Earlier this year, the university created the Advisory Accessibility Task Force, a group of faculty, staff and students charged with aiding in the development of inclusion and accessibility strategies for future land use planning initiatives.
Project manager Mark Petty, the vice chancellor for plant operations, said the task force was created to help the university to ensure that all of its facilities are as inclusive as possible. The members plan to give the university administration a five-year-plan that contains a series of accessibility improvements, which Petty said should materialize in the late winter or early spring of 2018.
“The priorities follow a sustainability model with a triple bottom line of societal needs, environmental and sustainability needs and economic needs,” Petty said.
The initial phase of the task force involved an assessment of the current state of campus accessibility. During the summer, teams of students collected recorded eight to ten-thousand issues regarding the accessibility of facilities. Petty said the issues the students noticed were very far-ranging.
“They range from coat hangers that are too high for somebody in a wheelchair to reach to elevators that need to be completely renovated,” Petty said.
Other possibilities Petty identified included converting all knob door handles to lever handles, changing the signage of single-occupancy bathrooms so that they become all-gender restrooms and making bathrooms touchless and paperless. Petty suggested that some of these changes could be made as a part of the campus’s existing replacement process for broken objects in the facilities.
“The task force will work alongside the Office of Inclusive Excellence, the Office for Equity, Diversity and Inclusion and other campus partners to develop strategies that best communicate the data collected in this project with the entire Vanderbilt community,” Petty said, “Our desire is to develop a plan that is both effective and transparent.”
In terms of effectiveness, Vanderbilt University’s campus and facilities meet the standards set by the American for Disabilities Act. However, students with disabilities can still petition for changes to facilities if they believe the campus could become more accessible. Petty welcomes the participation of students with disabilities.
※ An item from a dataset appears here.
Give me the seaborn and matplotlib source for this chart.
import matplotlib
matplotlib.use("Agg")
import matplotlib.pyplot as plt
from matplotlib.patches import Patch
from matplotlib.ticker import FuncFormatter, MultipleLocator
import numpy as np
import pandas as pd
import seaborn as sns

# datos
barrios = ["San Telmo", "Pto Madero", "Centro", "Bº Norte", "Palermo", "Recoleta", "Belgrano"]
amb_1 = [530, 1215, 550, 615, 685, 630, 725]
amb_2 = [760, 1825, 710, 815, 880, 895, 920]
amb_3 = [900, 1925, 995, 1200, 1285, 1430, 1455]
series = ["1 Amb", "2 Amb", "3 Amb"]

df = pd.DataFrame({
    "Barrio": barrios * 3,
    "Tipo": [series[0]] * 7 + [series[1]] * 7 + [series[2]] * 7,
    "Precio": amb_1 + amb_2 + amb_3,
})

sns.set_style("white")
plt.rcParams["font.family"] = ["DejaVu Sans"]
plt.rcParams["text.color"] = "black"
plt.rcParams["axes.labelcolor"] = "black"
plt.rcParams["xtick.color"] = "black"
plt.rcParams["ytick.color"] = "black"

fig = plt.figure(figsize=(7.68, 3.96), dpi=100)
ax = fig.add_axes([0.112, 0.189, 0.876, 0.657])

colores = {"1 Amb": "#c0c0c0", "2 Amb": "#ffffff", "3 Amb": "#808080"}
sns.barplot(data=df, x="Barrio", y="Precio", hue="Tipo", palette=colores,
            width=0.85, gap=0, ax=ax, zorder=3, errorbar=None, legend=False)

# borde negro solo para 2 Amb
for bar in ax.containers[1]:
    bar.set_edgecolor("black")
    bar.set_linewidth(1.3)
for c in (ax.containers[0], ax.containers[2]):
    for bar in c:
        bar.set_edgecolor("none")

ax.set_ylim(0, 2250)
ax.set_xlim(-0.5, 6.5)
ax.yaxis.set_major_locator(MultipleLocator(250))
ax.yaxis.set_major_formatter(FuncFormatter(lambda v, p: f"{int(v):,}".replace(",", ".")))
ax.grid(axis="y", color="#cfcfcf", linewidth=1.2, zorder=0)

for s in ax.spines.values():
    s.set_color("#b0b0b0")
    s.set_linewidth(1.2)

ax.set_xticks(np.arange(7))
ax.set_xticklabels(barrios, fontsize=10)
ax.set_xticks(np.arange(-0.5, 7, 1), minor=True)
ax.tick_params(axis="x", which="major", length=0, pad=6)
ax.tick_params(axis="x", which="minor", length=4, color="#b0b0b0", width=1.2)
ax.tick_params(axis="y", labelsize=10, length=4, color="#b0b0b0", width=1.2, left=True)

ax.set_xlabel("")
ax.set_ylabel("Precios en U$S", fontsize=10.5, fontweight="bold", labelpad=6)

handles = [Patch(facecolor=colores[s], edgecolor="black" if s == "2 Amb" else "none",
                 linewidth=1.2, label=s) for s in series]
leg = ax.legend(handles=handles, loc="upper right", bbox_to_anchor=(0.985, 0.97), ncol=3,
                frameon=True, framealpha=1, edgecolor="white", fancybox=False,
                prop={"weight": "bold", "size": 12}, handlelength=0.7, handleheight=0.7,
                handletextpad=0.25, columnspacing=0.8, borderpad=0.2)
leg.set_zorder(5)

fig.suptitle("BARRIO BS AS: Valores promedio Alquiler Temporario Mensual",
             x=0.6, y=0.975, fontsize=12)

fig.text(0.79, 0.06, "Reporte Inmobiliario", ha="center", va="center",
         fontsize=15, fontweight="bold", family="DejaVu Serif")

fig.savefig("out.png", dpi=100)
“We want folks to be as accessible as possible, but when am I, an able-bodied person, able to say to you whether this is accessible?” Petty said. “We need your input on these things. The people with disabilities in our community help us out.”
Pisanach Chinratanalab is one such student who was involved in making the campus more accessible. A sophomore with cerebral palsy, she sent petitions to the Equal Opportunity, Affirmative Action, and Disability Services office for many accessible buttons around campus last year. These buttons are the green ones seen near entrance doors and bathrooms.
Chinratanalab said that the accessible button near the bathroom of the Commons Center and the one near the bathroom on the first floor of the Hobbs Center are new. However, she still has some concerns about the accessibility of other buildings on campus.
“Peabody Library is not accessible at all,” Chinratanalab said. “People in wheelchairs usually have to call the assistant for the elevator in Peabody Library to get from one floor to another.”
The campus comprises three hundred and thirty three acres with six million square feet of academic, residential and administrative space. Many structures on campus are also old. According to Petty, the university administration must consider the size of the campus, the age of the buildings and spending on new academic facilities when they develop priorities for accessibility improvements. As a result, achieving complete accessibility across campus will likely be a slow and gradual process.
“I think accessibility is an important issue,” Petty said. “Our society says, ‘Let’s bring people in.’ It used to be like, ‘I gave you a back door to come in.’ We don’t want folks to go through the back door. We don’t do it with race. We don’t do it with gender. Why is accessibility for those with disabilities any different? It just isn’t.”